Plus, whether your goal is funny or not -- it's still obviously some kind of "punch-line" -- so it still makes sense that way.

I just can't think of any way to make it clearer.

And just in case you're thinking -- well, maybe I'll just do it the first time and then not bother about the parenthetical instruction after that -- don't.

I'll tell you a story about that. I once worked on a script where, for reasons I won't bother going into, a 12-year-old boy's consciousness was transferred into the body of a six-year-old girl and he had to pretend to be the little girl. The only trouble was -- when he/she spoke -- his *boy* voice came out.

So the way he got around it (in the story) was that he just spoke in a whisper -- because all whispered voices are sort of the same -- and he just pretended that he/she had lost his/her voice.

The trouble was, one might reasonably suppose that whoever was making this movie would actually read and comprehend the script. So the parenthetical (whispers) was simply included the first time the little girl spoke and left out in all the subsequent dialogue -- reasoning that, since he/she would always be trying to conceal his/her identity, that he/she would have to whispering throughout and wouldn't revert, after one dialogue exchange, to his normal voice.

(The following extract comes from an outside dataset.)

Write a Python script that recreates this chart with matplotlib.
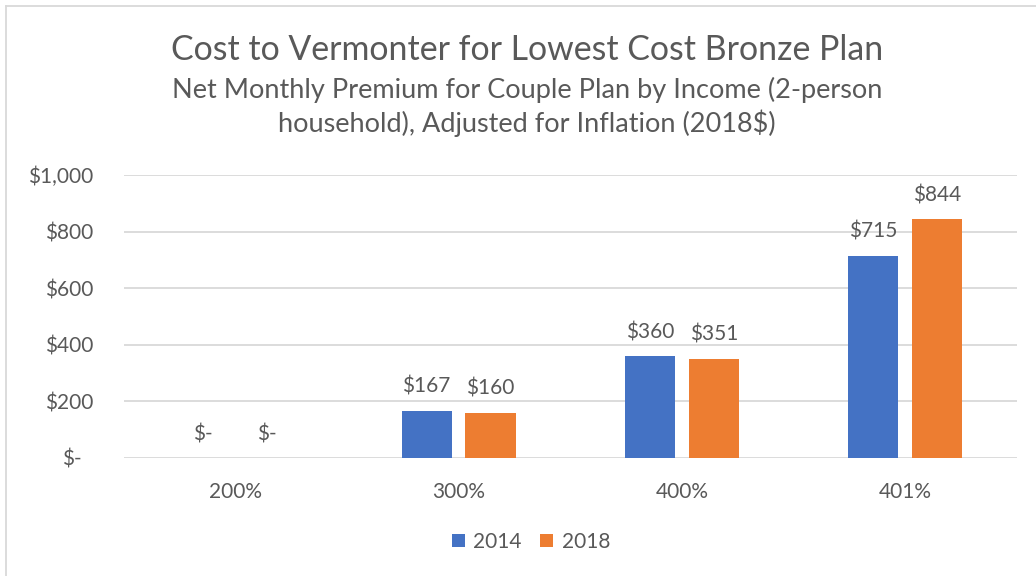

But no. When they made the movie, they had the boy actor whisper one time and then for the rest of the sequence, incomprehensibly, his normal boy voice came out of the little girl -- without anybody commenting on it or finding it strange.

And I catch things in movies all the time that I know are there because somebody simply mis-read or misunderstood something in the script.

So whatever it is that you're going to do -- whatever format you decide on, however awkward it may seem -- do it every single time.